▶ _Data extract_
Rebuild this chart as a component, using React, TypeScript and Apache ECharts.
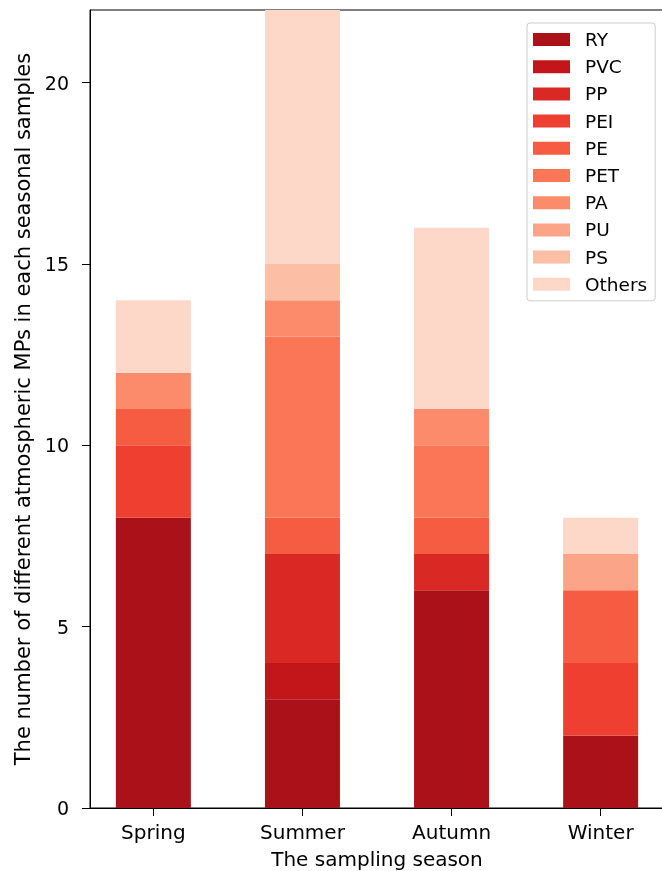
import React, { useEffect, useRef } from "react";
import * as echarts from "echarts";

const seasons = ["Spring", "Summer", "Autumn", "Winter"];
const types = ["RY", "PVC", "PP", "PEI", "PE", "PET", "PA", "PU", "PS", "Others"];
const RY = [8, 3, 6, 2];
const PVC = [0, 1, 0, 0];
const PP = [0, 3, 1, 0];
const PEI = [2, 0, 0, 2];
const PE = [1, 1, 1, 2];
const PET = [0, 5, 2, 0];
const PA = [1, 1, 1, 0];
const PU = [0, 0, 0, 1];
const PS = [0, 1, 0, 0];
const Others = [2, 7, 5, 1];
const values = [RY, PVC, PP, PEI, PE, PET, PA, PU, PS, Others];
const colors = ["#ab1118", "#c3161b", "#da2824", "#ef3f30", "#f65c41", "#fa7656", "#fc8b6c", "#fca487", "#fcbfa6", "#fdd7c8"];
const yTicks = [0, 5, 10, 15, 20];
const xTicks = [0, 1, 2, 3];

const FONT = "DejaVu Sans";

export default function App() {
  const ref = useRef<HTMLDivElement>(null);
  useEffect(() => {
    if (!ref.current) return;
    const chart = echarts.init(ref.current, null, { renderer: "svg" });
    chart.setOption({
      animation: false,
      textStyle: { fontFamily: FONT, color: "#000" },
      grid: {
        left: 90,
        top: 10,
        width: 574,
        height: 798,
        outerBoundsMode: "none",
        containLabel: false,
        show: true,
        borderColor: "#000",
        borderWidth: 1,
        backgroundColor: "transparent",
      },
      legend: {
        orient: "vertical",
        left: 527,
        top: 23,
        padding: [7, 8, 7, 6],
        itemWidth: 37,
        itemHeight: 13,
        itemGap: 8.2,
        icon: "rect",
        borderColor: "#cccccc",
        borderWidth: 1,
        borderRadius: 3,
        backgroundColor: "rgba(255,255,255,0.8)",
        textStyle: { fontFamily: FONT, fontSize: 18.5, color: "#000", lineHeight: 19, padding: [0, 0, 0, 10] },
        data: types,
      },
      xAxis: {
        type: "value",
        min: -0.425,
        max: 3.425,
        name: "The sampling season",
        nameLocation: "middle",
        nameGap: 41,
        nameTextStyle: { fontFamily: FONT, fontSize: 20, color: "#000" },
        axisLine: { show: true, onZero: false, lineStyle: { color: "#000", width: 1 } },
        axisTick: { show: true, length: 8, lineStyle: { color: "#000" }, customValues: xTicks },
        axisLabel: {
          fontFamily: FONT,
          fontSize: 20,
          color: "#000",
          margin: 14,
          customValues: xTicks,
          formatter: (v: number) => seasons[Math.round(v)] ?? "",
        },
        splitLine: { show: false },
      },
      yAxis: {
        type: "value",
        min: 0,
        max: 22,
        name: "The number of different atmospheric MPs in each seasonal samples",
        nameLocation: "middle",
        nameGap: 54,
        nameTextStyle: { fontFamily: FONT, fontSize: 21, color: "#000" },
        axisLine: { show: true, onZero: false, lineStyle: { color: "#000", width: 1 } },
        axisTick: { show: true, length: 8, lineStyle: { color: "#000" }, customValues: yTicks },
        axisLabel: { fontFamily: FONT, fontSize: 19, color: "#000", margin: 21, customValues: yTicks },
        splitLine: { show: false },
      },
      series: types.map((name, i) => ({
        name,
        type: "bar",
        stack: "total",
        barWidth: 75,
        itemStyle: { color: colors[i] },
        encode: { x: 1, y: 0 },
        data: values[i].map((v, j) => [v, j]),
      })),
    });
    return () => chart.dispose();
  }, []);
  return <div ref={ref} style={{ position: "fixed", left: 0, top: 0, width: 662, height: 871 }} />;
}
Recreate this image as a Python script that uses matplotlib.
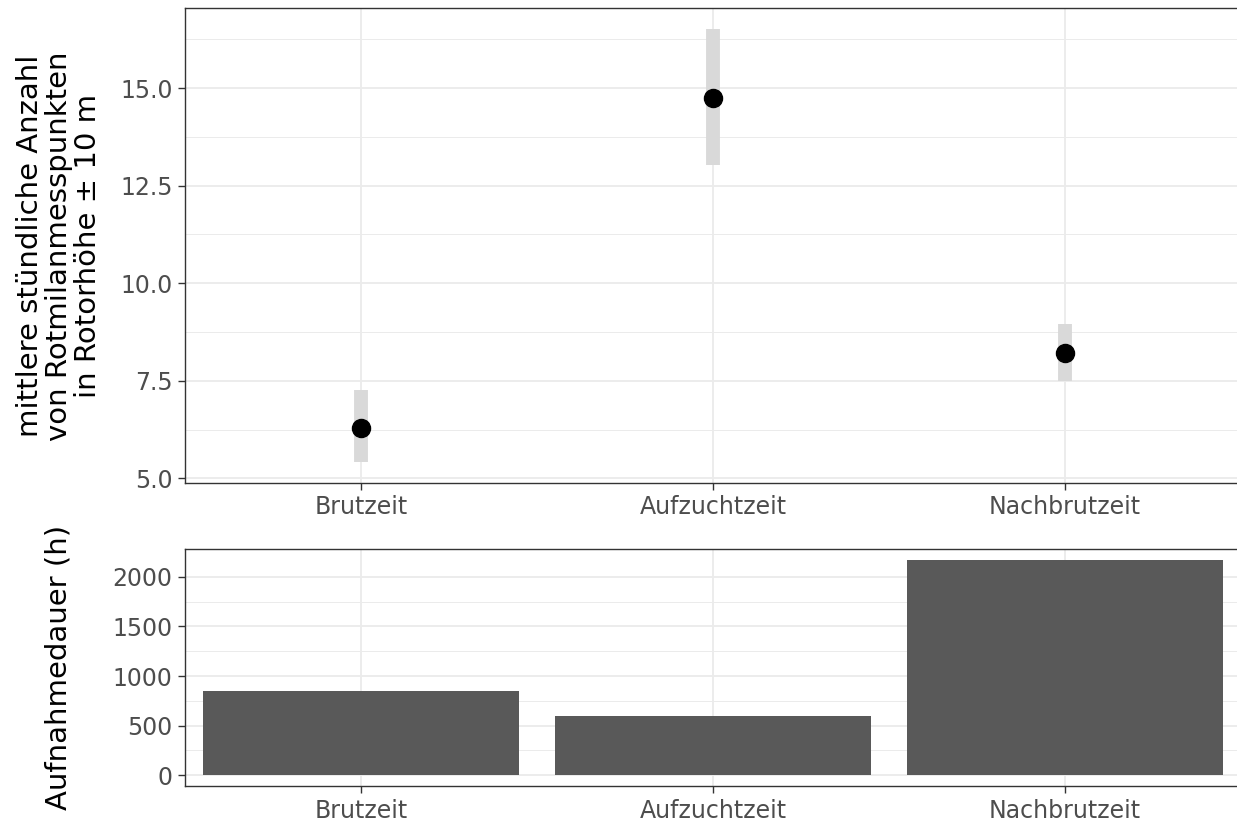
import matplotlib
matplotlib.use("Agg")
from matplotlib import pyplot as plt
from matplotlib.ticker import FixedLocator, FormatStrFormatter

# data
phasen = ["Brutzeit", "Aufzuchtzeit", "Nachbrutzeit"]
mittel = [6.30, 14.75, 8.21]
unten = [5.43, 13.04, 7.50]
oben = [7.27, 16.50, 8.95]
dauer = [854, 593, 2172]

GRID = "#EBEBEB"
BORDER = "#333333"
TICKTXT = "#4D4D4D"

W, H = 1237, 823
fig = plt.figure(figsize=(W / 100, H / 100), dpi=100)
fig.patch.set_facecolor("white")


def px_axes(left, top, right, bottom):
    return fig.add_axes([left / W, 1 - bottom / H, (right - left) / W, (bottom - top) / H])


def style_axes(ax, major, minor):
    ax.set_facecolor("white")
    for sp in ax.spines.values():
        sp.set_color(BORDER)
        sp.set_linewidth(1.0)
    ax.yaxis.set_major_locator(FixedLocator(major))
    ax.yaxis.set_minor_locator(FixedLocator(minor))
    ax.set_axisbelow(True)
    ax.grid(True, which="major", axis="both", color=GRID, linewidth=1.3)
    ax.grid(True, which="minor", axis="y", color=GRID, linewidth=0.7)
    ax.tick_params(axis="both", which="major", length=5, width=1.0, color=BORDER,
                   labelsize=17, labelcolor=TICKTXT, pad=4)
    ax.tick_params(axis="y", which="minor", length=0)
    ax.set_xticks(range(1, len(phasen) + 1))
    ax.set_xticklabels(phasen)
    ax.set_xlim(0.5, 3.5)


x = list(range(1, len(phasen) + 1))

# upper panel: mean with interval
ax1 = px_axes(185, 8, 1241, 483)
style_axes(ax1, [5.0, 7.5, 10.0, 12.5, 15.0], [6.25, 8.75, 11.25, 13.75, 16.25])
ax1.vlines(x, unten, oben, colors="#D9D9D9", linewidth=10, capstyle="butt", zorder=2)
ax1.plot(x, mittel, "o", color="black", markersize=13, zorder=3)
ax1.set_ylim(4.88, 17.05)
ax1.yaxis.set_major_formatter(FormatStrFormatter("%.1f"))

# lower panel: recording duration
ax2 = px_axes(185, 549, 1241, 786)
style_axes(ax2, [0, 500, 1000, 1500, 2000], [250, 750, 1250, 1750])
ax2.bar(x, dauer, width=0.9, color="#595959", zorder=2)
ax2.set_ylim(-109, 2281)

fig.text(59 / W, 1 - 246 / H,
         "mittlere stündliche Anzahl\nvon Rotmilanmesspunkten\nin Rotorhöhe ± 10 m",
         rotation=90, ha="center", va="center", multialignment="center",
         fontsize=21, color="black", linespacing=1.05)
fig.text(59 / W, 1 - 667 / H, "Aufnahmedauer (h)",
         rotation=90, ha="center", va="center", fontsize=21, color="black")

fig.savefig("out.png", dpi=100, facecolor="white")
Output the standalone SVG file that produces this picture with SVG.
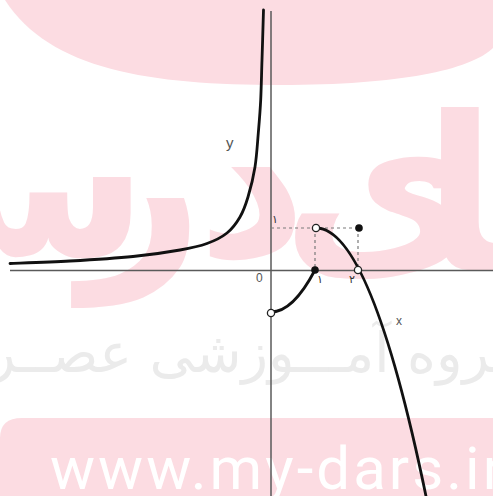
<svg xmlns="http://www.w3.org/2000/svg" width="493" height="496" viewBox="0 0 493 496">
<style>
.wm{fill:#fcdce2}
.logo{fill:#fcdce2;font-family:"DejaVu Sans",sans-serif;font-weight:bold;font-size:215px;text-anchor:middle}
.axis{stroke:#5a5a5a;stroke-width:1.5;fill:none}
.dash{stroke:#7a7a7a;stroke-width:1.2;stroke-dasharray:3 3;fill:none}
.curve{stroke:#111;stroke-width:2.8;fill:none;stroke-linecap:round}
.lbl{font-family:"Liberation Sans",Arial,sans-serif;fill:#555}
.fa{font-family:"DejaVu Sans",sans-serif;fill:#333}
.open{fill:#fff;stroke:#222;stroke-width:1.3}
.full{fill:#111}
</style>
<rect width="493" height="496" fill="#fff"/>
<g id="watermark">
<path class="wm" d="M5,0 C50,70 150,85 280,85 C400,85 470,70 493,48 L493,0 Z"/>
<text class="logo" x="0" y="256">س</text>
<text class="logo" x="142" y="256">ر</text>
<text class="logo" x="252" y="256">د</text>
<text class="logo" x="380" y="256">ی</text>
<text class="logo" x="530" y="270">ما</text>
<text x="254" y="372" text-anchor="middle" font-family="DejaVu Sans,sans-serif" font-size="55" fill="#ebebeb">گروه آمـــوزشی عصــر</text>
<path class="wm" d="M0,438 Q0,418 22,418 L493,418 L493,496 L0,496 Z"/>
<text x="50" y="489" font-family="Roboto,sans-serif" font-size="60" fill="#fff" textLength="453" lengthAdjust="spacing">www.my-dars.ir</text>
</g>
<g id="axes">
<path class="axis" d="M10,270.5 H493"/>
<path class="axis" d="M271,11 V496"/>
<text class="lbl" x="226" y="148" font-size="15">y</text>
<text class="lbl" x="256" y="282" font-size="12">0</text>
<text class="lbl" x="396" y="325" font-size="12">x</text>
<text class="fa" x="272" y="223" font-size="11">۱</text>
<text class="fa" x="317" y="283" font-size="11">۱</text>
<text class="fa" x="349" y="283" font-size="11">۲</text>
</g>
<g id="connectors">
<path class="dash" d="M271,228 H359 M315,228 V270 M358,228 V270"/>
</g>
<g id="curve-left">
<path class="curve" d="M10,263.5 C20,263.1 49.5,262.2 70,261 C90.5,259.8 114.7,258.3 133,256.5 C151.3,254.7 167.7,252.2 180,250 C192.3,247.8 199.2,246.3 207,243.5 C214.8,240.7 221.5,237.4 227,233 C232.5,228.6 236.5,223 240,217 C243.5,211 245.5,205.3 248,197 C250.5,188.7 253.3,177.7 255,167 C256.7,156.3 257.35,144.2 258.3,133 C259.25,121.8 260.1,112.2 260.7,100 C261.3,87.8 261.5,75 262,60 C262.5,45 263.25,18.3 263.5,10"/>
</g>
<g id="curve-middle">
<path class="curve" d="M271,312 Q293,312 315,270"/>
</g>
<g id="curve-right">
<path class="curve" d="M316,228 Q371,228 427,501"/>
</g>
<g id="points">
<circle id="p1" class="open" cx="316" cy="228" r="3.6"/>
<circle id="p2" class="full" cx="359" cy="228" r="3.8"/>
<circle id="p3" class="full" cx="315" cy="270" r="3.8"/>
<circle id="p4" class="open" cx="358" cy="270" r="3.6"/>
<circle id="p5" class="open" cx="271" cy="313" r="3.6"/>
</g>
</svg>
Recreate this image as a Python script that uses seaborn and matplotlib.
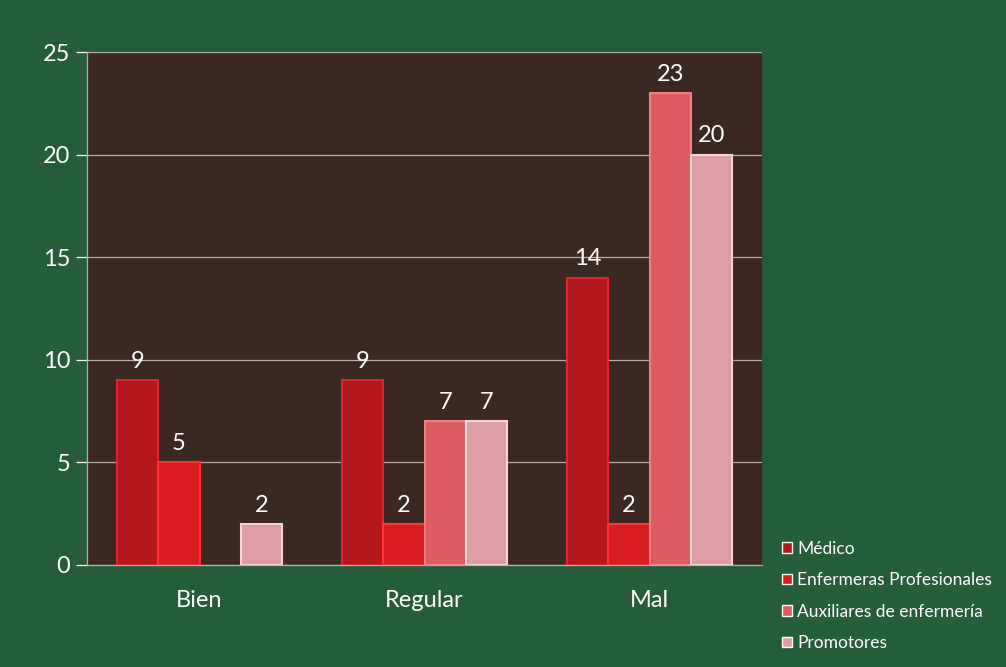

▶ _Task brief_
Pictures do not belong in the copy. Repeat only the lines from the top of the records through the line containing "import * as".

▶ _Response_
Rebuild this chart as a component, using React, TypeScript and Apache ECharts.
import React, { useEffect, useRef } from "react";
import * as echarts from "echarts";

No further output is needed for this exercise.